For the 26.2-mile course, Thompson finished 7,479th overall with a time of three hours, 30 minutes and 38 seconds. In her age division, there were a total of 10,128 runners and she placed 1,018th in that division.

The 9,311 female finishers in this year’s marathon set a new record as the most in Boston’s history, according to the bostonmarathon.org web site.

“I didn’t have high expectations for myself at Boston, because I wanted to go there and enjoy the race and enjoy the scenery,” Thompson said.

“The only goal I had was that I wanted to finish in the top 10,000.”

The weather made the race more challenging for the runners, who started the day at 7 a.m. with a temperature of about 40 degrees, and lots of wind.

“The race didn’t start until 10 a.m. and it was really cold just sitting out there,” Thompson said. “You kind of huddled together for heat, but once you got going, the first mile, you warmed up.”

The Boston Marathon is known for attracting as many as 500,000 spectators each year and is considered New England’s most widely-viewed sporting event, according to “BAA Boston Marathon Race Facts.”

“There were fans along the entire way at the marathon cheering you on,” Thompson said.

At Wellesley College, located in the 13th mile of the race, it is tradition for the students to cheer on the runners in what is referred to as the “scream tunnel.”

“At first, we thought maybe it was a train and then, all of sudden, you hear the Wellesley girls cheering,” Thompson said. “You could hear them three-quarters of a mile away. They kept it up the entire time.”

Thompson’s parents, Debbie and Alan of Winsted, and a Holy Trinity classmate, Melissa Williams, were there in Boston to cheer Thompson on.

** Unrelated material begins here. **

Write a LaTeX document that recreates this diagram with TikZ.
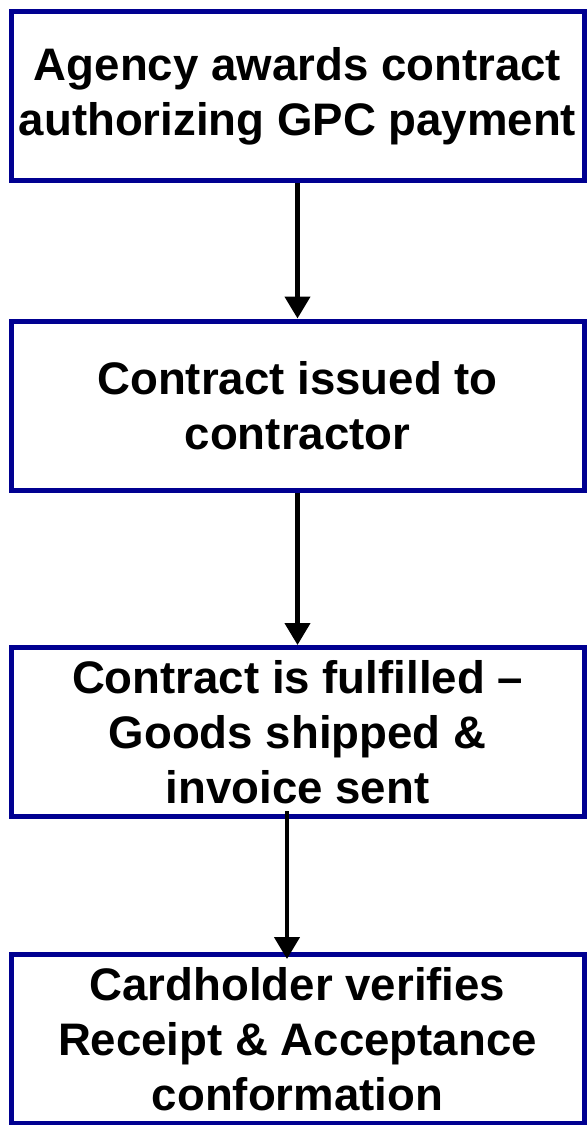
\documentclass[tikz,border=0pt]{standalone}
\usepackage{fontspec}
\setmainfont{Liberation Sans}
\usetikzlibrary{positioning,arrows.meta}
\definecolor{boxblue}{RGB}{0,0,145}

\begin{document}
\begin{tikzpicture}[x=0.5pt,y=-0.5pt,>={Triangle[length=11pt,width=12.5pt]},
	stage/.style={draw=boxblue,line width=2.5pt,
		minimum width=286.5pt,minimum height=84.5pt,
		inner sep=0pt,align=center,
		font=\fontsize{22.8}{27.5}\selectfont\bfseries},
	flow/.style={->,line width=2.2pt}]
	\useasboundingbox (0,0) rectangle (587,1125);

	\node[stage] (award) at (297.5,96) {Agency awards contract\\authorizing GPC payment};
	\node[stage] (issued) at (297.5,405.5) {Contract issued to\\contractor};
	\node[stage] (fulfilled) at (297.5,732) {Contract is fulfilled --\\Goods shipped \&\\invoice sent};
	\node[stage] (verify) at (297.5,1039) {Cardholder verifies\\Receipt \& Acceptance\\conformation};

	\draw[flow] (award) -- (issued);
	\draw[flow] (issued) -- (fulfilled);
	\draw[flow] ([shift={(-10.5,-8)}]fulfilled.south) -- ([shift={(-10.5,7)}]verify.north);
\end{tikzpicture}
\end{document}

Alan is a Minnesota State Trooper who had the opportunity to meet a couple of Boston police officers, who offered the four visitors a tour of the Boston Harbor the night before they returned to Winsted.

The two-hour tour of the harbor was in a Boston police boat.

“It was really cool,” Thompson said.

Future plans for the runner

Thompson began her running career when she was just 4 years old running the half-mile fun-run for kids at Winsted Legion Days.

Her first marathon was the 2007 Grandma’s Marathon. She missed her qualifying time by 18 minutes.

Not one to give up, she was back at the 2008 Grandma’s Marathon and came in five minutes under the three hours and 40 minutes needed to participate in the Boston Marathon.

Why does she do it?

“It is so hard to answer that,” Thompson said. “I just like staying active. It is kind of a way to push yourself.”

She continues to set goals for herself as she prepares for various other events.

For this year, her plans include the half-ironman triathlon in June which is 1.2 miles of swimming, 56 miles of biking, and 13.1 miles of running in Maple Plain’s Liberty Triathlon.

Then, in August, she and five guys from the Eden Prairie Community Center, where she works out regularly, will be in the Great River Ragnar Relay.

It is a race from LaCrosse, WI to Minneapolis.

“It is typically a 12-man team, but we are doing it with a six-man team,” Thompson said. “You race straight through.”

Thompson’s total distance will be 35 miles for the race – her first run will be 17 miles of the relay.

Two vans will drop the runners off at a predetermined location and wristbands are exchanged before the next runner takes a turn. The entire relay will take 28 hours and will continue throughout the night.

A third event will be the Chicago Marathon in October.